Ingredients for - Vegetable Curry with Coconut Milk

1. Ghee (clarified butter) - ¼ cup
2. Onion, chopped - 1 medium
3. Garlic, minced - 3 cloves
4. Curry powder - 1 tablespoon
5. Coconut milk - 1 (14 ounce) can
6. Carrots, chopped - 2 large
7. Potato, chopped - 1 large
8. Parsnip, chopped - 1 medium
9. Broccoli, cut into florets - ½ head
10. Cauliflower, cut into florets - ¼ head
11. Sliced fresh mushrooms - 2 cups
12. Water - 1 cup

How to cook deliciously - Vegetable Curry with Coconut Milk

1. Stage

Heat ghee in a large saucepan over low heat. Add onion, garlic, and curry powder.
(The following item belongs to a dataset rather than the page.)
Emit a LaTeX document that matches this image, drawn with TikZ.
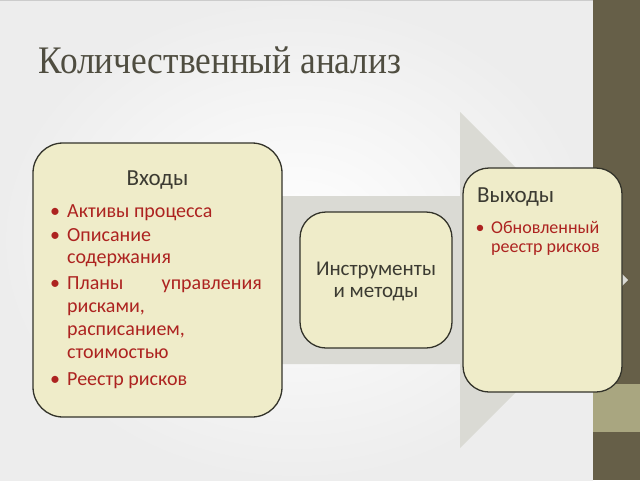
\documentclass[tikz,border=0pt]{standalone}
\usepackage{fontspec}
\setmainfont{Carlito}
\newfontfamily\titlefont[FakeStretch=0.905]{Liberation Serif}
\definecolor{boxfill}{HTML}{EFECC9}
\definecolor{boxline}{HTML}{33332A}
\definecolor{itemred}{HTML}{AD2320}
\definecolor{headcol}{HTML}{3C3B32}
\definecolor{titlecol}{HTML}{4F4D40}
\definecolor{band}{HTML}{665F48}
\definecolor{bandlight}{HTML}{A9A680}
\definecolor{arrowgray}{HTML}{DADAD4}
\begin{document}
\begin{tikzpicture}[x=1pt,y=-1pt,
  box/.style={draw=boxline, line width=1.3pt, fill=boxfill, rounded corners=26pt, inner sep=0},
  hd/.style={text=headcol, inner sep=0, anchor=base},
  it/.style={text=itemred, inner sep=0, anchor=base west, font=\fontsize{20}{24}\selectfont},
  bul/.style={text=itemred, inner sep=0, anchor=base, font=\fontsize{20}{24}\selectfont}]
\useasboundingbox (0,0) rectangle (640,480);
% slide background
\shade[inner color=white, outer color=black!7] (0,0) rectangle (593,480);
\fill[white!80!black] (0,0) rectangle (593,1.2);
% right band
\fill[band] (593,0) rectangle (640,480);
\fill[bandlight] (593,384) rectangle (640,432);
% big arrow
\fill[arrowgray] (270,196) -- (460,196) -- (460,112) -- (628,280) -- (460,448) -- (460,364) -- (270,364) -- cycle;
% title
\node[anchor=base west, inner sep=0, text=titlecol, font=\titlefont\fontsize{39}{42}\selectfont] (title) at (38,73) {Количественный анализ};
% boxes
\node[box, rounded corners=30pt, minimum width=249pt, minimum height=274pt] (in) at (157.5,280) {};
\node[box, minimum width=152pt, minimum height=136pt] (tools) at (376,280) {};
\node[box, minimum width=159pt, minimum height=224pt] (out) at (542.5,280) {};
% inputs text
\node[hd, font=\fontsize{23}{26}\selectfont] (inh) at (157.5,185) {Входы};
\node[bul] (b1) at (55,217) {•};
\node[it] (i1) at (67,217) {Активы процесса};
\node[bul] (b2) at (55,241) {•};
\node[it] (i2a) at (67,241) {Описание};
\node[it] (i2b) at (67,263) {содержания};
\node[bul] (b3) at (55,289) {•};
\node[it] (i3a) at (67,289) {Планы};
\node[it, anchor=base east] (i3b) at (262,289) {управления};
\node[it] (i3c) at (67,312) {рисками,};
\node[it] (i3d) at (67,335) {расписанием,};
\node[it] (i3e) at (67,358) {стоимостью};
\node[bul] (b4) at (55,385) {•};
\node[it] (i4) at (67,385) {Реестр рисков};
% tools text
\node[hd, font=\fontsize{21}{24}\selectfont] (t1) at (376,275) {Инструменты};
\node[hd, font=\fontsize{21}{24}\selectfont] (t2) at (376,297) {и методы};
% outputs text
\node[hd, anchor=base west, font=\fontsize{23}{26}\selectfont] (outh) at (477,202) {Выходы};
\node[bul, font=\fontsize{18}{21}\selectfont] (ob) at (480,233) {•};
\node[it, font=\fontsize{18}{21}\selectfont] (o1) at (491,233) {Обновленный};
\node[it, font=\fontsize{18}{21}\selectfont] (o2) at (491,252) {реестр рисков};
\end{tikzpicture}
\end{document}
Cook and stir until onion is soft and curry powder is fragrant, 7 to 10 minutes. Add coconut milk and carrots. Bring to a boil, stirring often.

2. Stage

Reduce heat, cover, and simmer for 10 minutes. Add potato and parsnip and continue to simmer, covered, until just tender, 7 to 10 minutes.

3. Stage

Add broccoli, cauliflower, mushrooms, and water; simmer, covered, until all vegetables are tender, about 5 minutes.